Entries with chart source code
.....

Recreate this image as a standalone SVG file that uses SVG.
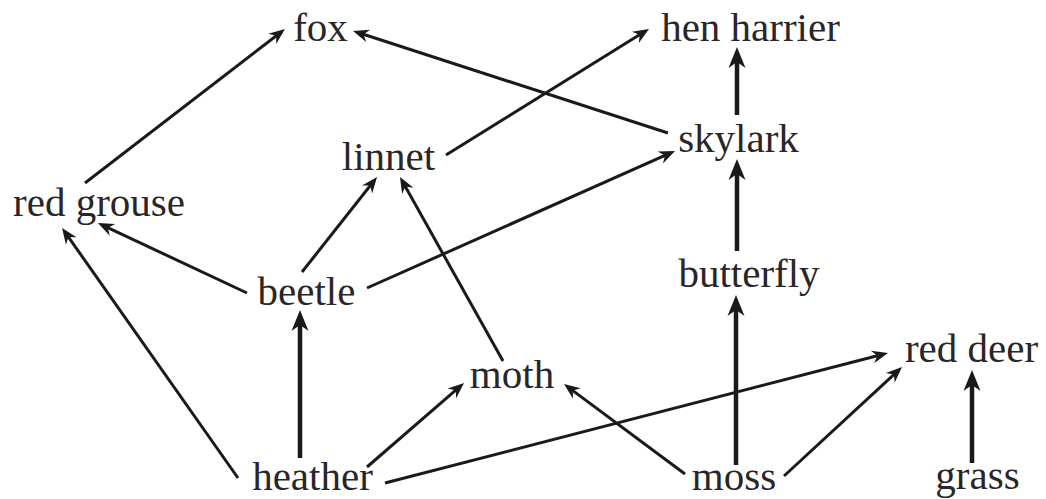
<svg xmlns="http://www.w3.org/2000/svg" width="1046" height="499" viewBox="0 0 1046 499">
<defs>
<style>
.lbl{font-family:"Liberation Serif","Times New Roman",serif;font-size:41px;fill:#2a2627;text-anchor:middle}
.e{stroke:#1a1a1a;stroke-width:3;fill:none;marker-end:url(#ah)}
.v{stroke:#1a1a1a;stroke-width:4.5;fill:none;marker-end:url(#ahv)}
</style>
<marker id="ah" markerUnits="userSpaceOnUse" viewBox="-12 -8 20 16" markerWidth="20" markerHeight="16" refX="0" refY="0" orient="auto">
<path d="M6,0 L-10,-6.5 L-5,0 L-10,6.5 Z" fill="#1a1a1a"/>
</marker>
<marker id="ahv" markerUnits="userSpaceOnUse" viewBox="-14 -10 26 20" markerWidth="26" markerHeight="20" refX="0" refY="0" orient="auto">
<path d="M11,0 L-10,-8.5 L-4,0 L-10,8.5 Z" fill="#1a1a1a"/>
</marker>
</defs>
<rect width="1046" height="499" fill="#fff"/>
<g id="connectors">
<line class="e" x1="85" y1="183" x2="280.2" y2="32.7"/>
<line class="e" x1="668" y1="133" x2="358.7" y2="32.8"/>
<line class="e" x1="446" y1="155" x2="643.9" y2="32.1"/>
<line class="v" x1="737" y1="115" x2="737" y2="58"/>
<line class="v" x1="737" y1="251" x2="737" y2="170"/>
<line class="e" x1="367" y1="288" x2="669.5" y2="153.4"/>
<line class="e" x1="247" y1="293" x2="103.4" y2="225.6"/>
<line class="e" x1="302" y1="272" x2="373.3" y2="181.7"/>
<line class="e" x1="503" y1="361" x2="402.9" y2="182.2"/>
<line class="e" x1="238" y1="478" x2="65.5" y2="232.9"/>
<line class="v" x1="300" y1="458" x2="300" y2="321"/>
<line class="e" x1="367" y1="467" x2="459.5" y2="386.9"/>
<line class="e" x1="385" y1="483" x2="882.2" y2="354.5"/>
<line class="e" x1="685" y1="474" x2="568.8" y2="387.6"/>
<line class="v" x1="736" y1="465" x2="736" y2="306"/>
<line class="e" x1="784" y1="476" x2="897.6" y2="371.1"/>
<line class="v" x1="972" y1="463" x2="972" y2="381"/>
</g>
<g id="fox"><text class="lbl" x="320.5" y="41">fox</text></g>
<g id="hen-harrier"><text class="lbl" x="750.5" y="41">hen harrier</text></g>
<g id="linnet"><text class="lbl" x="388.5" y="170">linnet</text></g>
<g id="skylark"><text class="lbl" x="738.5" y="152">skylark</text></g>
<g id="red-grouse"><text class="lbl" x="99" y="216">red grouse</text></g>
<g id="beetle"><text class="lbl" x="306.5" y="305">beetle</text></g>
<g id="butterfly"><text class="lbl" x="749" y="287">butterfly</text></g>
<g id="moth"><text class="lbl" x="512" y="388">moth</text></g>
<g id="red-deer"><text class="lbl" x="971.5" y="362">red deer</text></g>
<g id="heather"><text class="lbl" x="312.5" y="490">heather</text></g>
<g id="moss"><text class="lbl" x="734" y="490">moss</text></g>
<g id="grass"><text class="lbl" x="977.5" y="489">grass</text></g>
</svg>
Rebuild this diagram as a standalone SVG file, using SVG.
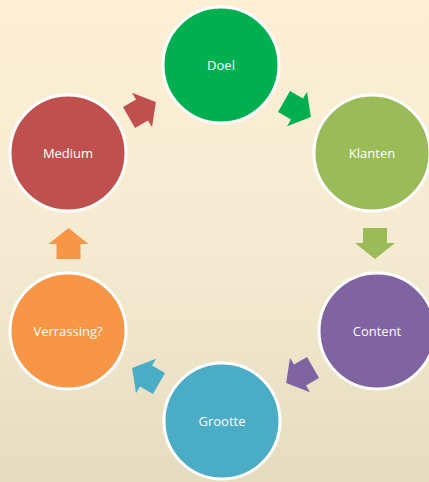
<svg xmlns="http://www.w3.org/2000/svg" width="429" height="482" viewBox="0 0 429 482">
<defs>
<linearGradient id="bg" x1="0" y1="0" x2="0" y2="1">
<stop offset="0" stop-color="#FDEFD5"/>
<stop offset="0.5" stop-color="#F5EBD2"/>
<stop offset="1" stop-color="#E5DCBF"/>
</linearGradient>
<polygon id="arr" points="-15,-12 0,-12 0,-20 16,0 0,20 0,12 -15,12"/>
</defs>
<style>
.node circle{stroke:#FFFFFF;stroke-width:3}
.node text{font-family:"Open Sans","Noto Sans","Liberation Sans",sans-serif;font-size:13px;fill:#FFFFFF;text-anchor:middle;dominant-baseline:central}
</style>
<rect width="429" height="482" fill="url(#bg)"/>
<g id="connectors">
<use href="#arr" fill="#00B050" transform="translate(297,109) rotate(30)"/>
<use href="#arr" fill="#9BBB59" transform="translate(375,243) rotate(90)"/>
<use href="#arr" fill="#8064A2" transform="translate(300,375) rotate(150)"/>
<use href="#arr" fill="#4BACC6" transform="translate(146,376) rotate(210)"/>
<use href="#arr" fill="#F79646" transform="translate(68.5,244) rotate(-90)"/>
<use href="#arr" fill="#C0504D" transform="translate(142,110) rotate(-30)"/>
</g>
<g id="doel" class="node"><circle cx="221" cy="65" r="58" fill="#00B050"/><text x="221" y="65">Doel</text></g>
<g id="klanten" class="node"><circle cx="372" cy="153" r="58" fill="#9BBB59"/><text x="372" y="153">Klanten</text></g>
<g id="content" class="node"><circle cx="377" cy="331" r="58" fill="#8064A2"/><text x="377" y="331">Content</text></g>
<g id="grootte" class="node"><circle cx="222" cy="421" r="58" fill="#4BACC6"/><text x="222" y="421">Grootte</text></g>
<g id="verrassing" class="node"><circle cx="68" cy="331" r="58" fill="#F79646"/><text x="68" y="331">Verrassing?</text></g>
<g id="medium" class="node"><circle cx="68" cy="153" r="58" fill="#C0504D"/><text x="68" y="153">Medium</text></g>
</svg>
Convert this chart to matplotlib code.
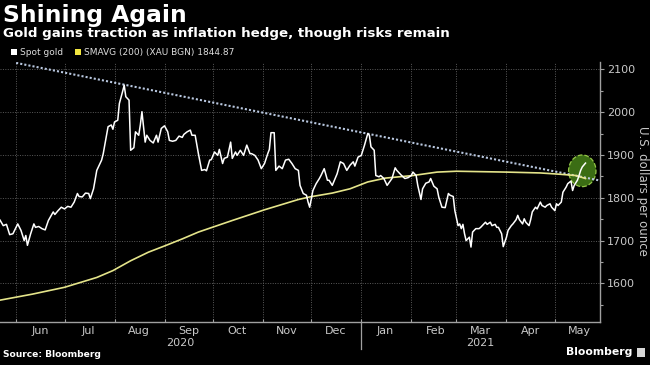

.....

Above are records with pictures; repeat the records exactly and leave the pictures out.

Recreate this image as a standalone SVG file that uses SVG.
<svg xmlns="http://www.w3.org/2000/svg" width="1046" height="499" viewBox="0 0 1046 499">
<defs>
<style>
.lbl{font-family:"Liberation Serif","Times New Roman",serif;font-size:41px;fill:#2a2627;text-anchor:middle}
.e{stroke:#1a1a1a;stroke-width:3;fill:none;marker-end:url(#ah)}
.v{stroke:#1a1a1a;stroke-width:4.5;fill:none;marker-end:url(#ahv)}
</style>
<marker id="ah" markerUnits="userSpaceOnUse" viewBox="-12 -8 20 16" markerWidth="20" markerHeight="16" refX="0" refY="0" orient="auto">
<path d="M6,0 L-10,-6.5 L-5,0 L-10,6.5 Z" fill="#1a1a1a"/>
</marker>
<marker id="ahv" markerUnits="userSpaceOnUse" viewBox="-14 -10 26 20" markerWidth="26" markerHeight="20" refX="0" refY="0" orient="auto">
<path d="M11,0 L-10,-8.5 L-4,0 L-10,8.5 Z" fill="#1a1a1a"/>
</marker>
</defs>
<rect width="1046" height="499" fill="#fff"/>
<g id="connectors">
<line class="e" x1="85" y1="183" x2="280.2" y2="32.7"/>
<line class="e" x1="668" y1="133" x2="358.7" y2="32.8"/>
<line class="e" x1="446" y1="155" x2="643.9" y2="32.1"/>
<line class="v" x1="737" y1="115" x2="737" y2="58"/>
<line class="v" x1="737" y1="251" x2="737" y2="170"/>
<line class="e" x1="367" y1="288" x2="669.5" y2="153.4"/>
<line class="e" x1="247" y1="293" x2="103.4" y2="225.6"/>
<line class="e" x1="302" y1="272" x2="373.3" y2="181.7"/>
<line class="e" x1="503" y1="361" x2="402.9" y2="182.2"/>
<line class="e" x1="238" y1="478" x2="65.5" y2="232.9"/>
<line class="v" x1="300" y1="458" x2="300" y2="321"/>
<line class="e" x1="367" y1="467" x2="459.5" y2="386.9"/>
<line class="e" x1="385" y1="483" x2="882.2" y2="354.5"/>
<line class="e" x1="685" y1="474" x2="568.8" y2="387.6"/>
<line class="v" x1="736" y1="465" x2="736" y2="306"/>
<line class="e" x1="784" y1="476" x2="897.6" y2="371.1"/>
<line class="v" x1="972" y1="463" x2="972" y2="381"/>
</g>
<g id="fox"><text class="lbl" x="320.5" y="41">fox</text></g>
<g id="hen-harrier"><text class="lbl" x="750.5" y="41">hen harrier</text></g>
<g id="linnet"><text class="lbl" x="388.5" y="170">linnet</text></g>
<g id="skylark"><text class="lbl" x="738.5" y="152">skylark</text></g>
<g id="red-grouse"><text class="lbl" x="99" y="216">red grouse</text></g>
<g id="beetle"><text class="lbl" x="306.5" y="305">beetle</text></g>
<g id="butterfly"><text class="lbl" x="749" y="287">butterfly</text></g>
<g id="moth"><text class="lbl" x="512" y="388">moth</text></g>
<g id="red-deer"><text class="lbl" x="971.5" y="362">red deer</text></g>
<g id="heather"><text class="lbl" x="312.5" y="490">heather</text></g>
<g id="moss"><text class="lbl" x="734" y="490">moss</text></g>
<g id="grass"><text class="lbl" x="977.5" y="489">grass</text></g>
</svg>
Rebuild this diagram as a standalone SVG file, using SVG.
<svg xmlns="http://www.w3.org/2000/svg" width="429" height="482" viewBox="0 0 429 482">
<defs>
<linearGradient id="bg" x1="0" y1="0" x2="0" y2="1">
<stop offset="0" stop-color="#FDEFD5"/>
<stop offset="0.5" stop-color="#F5EBD2"/>
<stop offset="1" stop-color="#E5DCBF"/>
</linearGradient>
<polygon id="arr" points="-15,-12 0,-12 0,-20 16,0 0,20 0,12 -15,12"/>
</defs>
<style>
.node circle{stroke:#FFFFFF;stroke-width:3}
.node text{font-family:"Open Sans","Noto Sans","Liberation Sans",sans-serif;font-size:13px;fill:#FFFFFF;text-anchor:middle;dominant-baseline:central}
</style>
<rect width="429" height="482" fill="url(#bg)"/>
<g id="connectors">
<use href="#arr" fill="#00B050" transform="translate(297,109) rotate(30)"/>
<use href="#arr" fill="#9BBB59" transform="translate(375,243) rotate(90)"/>
<use href="#arr" fill="#8064A2" transform="translate(300,375) rotate(150)"/>
<use href="#arr" fill="#4BACC6" transform="translate(146,376) rotate(210)"/>
<use href="#arr" fill="#F79646" transform="translate(68.5,244) rotate(-90)"/>
<use href="#arr" fill="#C0504D" transform="translate(142,110) rotate(-30)"/>
</g>
<g id="doel" class="node"><circle cx="221" cy="65" r="58" fill="#00B050"/><text x="221" y="65">Doel</text></g>
<g id="klanten" class="node"><circle cx="372" cy="153" r="58" fill="#9BBB59"/><text x="372" y="153">Klanten</text></g>
<g id="content" class="node"><circle cx="377" cy="331" r="58" fill="#8064A2"/><text x="377" y="331">Content</text></g>
<g id="grootte" class="node"><circle cx="222" cy="421" r="58" fill="#4BACC6"/><text x="222" y="421">Grootte</text></g>
<g id="verrassing" class="node"><circle cx="68" cy="331" r="58" fill="#F79646"/><text x="68" y="331">Verrassing?</text></g>
<g id="medium" class="node"><circle cx="68" cy="153" r="58" fill="#C0504D"/><text x="68" y="153">Medium</text></g>
</svg>
Convert this chart to matplotlib code.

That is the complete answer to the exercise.